Stadiumi Gramozi Ersekë
- Interactive map of Stadiumi Gramozi Ersekë
- Location: Ersekë, Albania
- Coordinates: 40°20′0″N 20°41′0″E﻿ / ﻿40.33333°N 20.68333°E
- Owner: Council of Ersekë
- Operator: KS Gramozi Ersekë
- Capacity: 6,000 (2,000 seated)
- Surface: Natural grass
- Field size: 101 m × 63 m (331 ft × 207 ft)

Construction
- Renovated: 2009
- Expanded: 2009

Tenant
- KS Gramozi Ersekë

= Ersekë Stadium =

Stadium in Ersekë, Albania

Ersekë Stadium (Fusha Sportive Ersekë) is a multi-use stadium in Ersekë.
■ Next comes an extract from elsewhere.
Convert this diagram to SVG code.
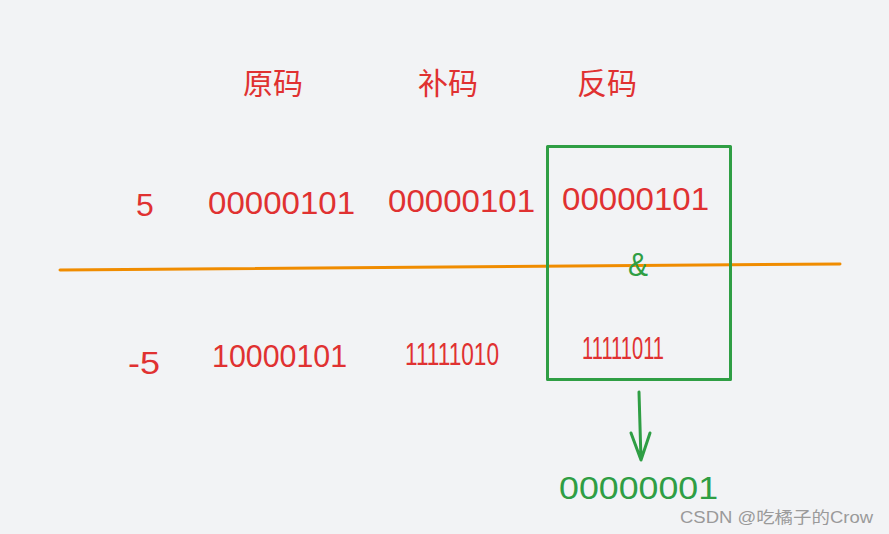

The stadium was built by the Ersekë council and was paid for by them. The stadium currently holds around 6,000 supporters, with seating for 2,000. The playing surface is made from all natural grass.

== Renovation ==
It has recently been renovated following Gramozi's promotion to the Albanian Superliga in 2009. The stadium was expanded in terms of capacity as it can now hold 10,000 from the previous 2,000. There is still however only one stand in the stadium which can seat 2,000 and has a V.I.P area. The changing rooms have also been renovated and new showers have been fitted for both the home and away sides. There is also now a press room, one of a few in Albania at the moment.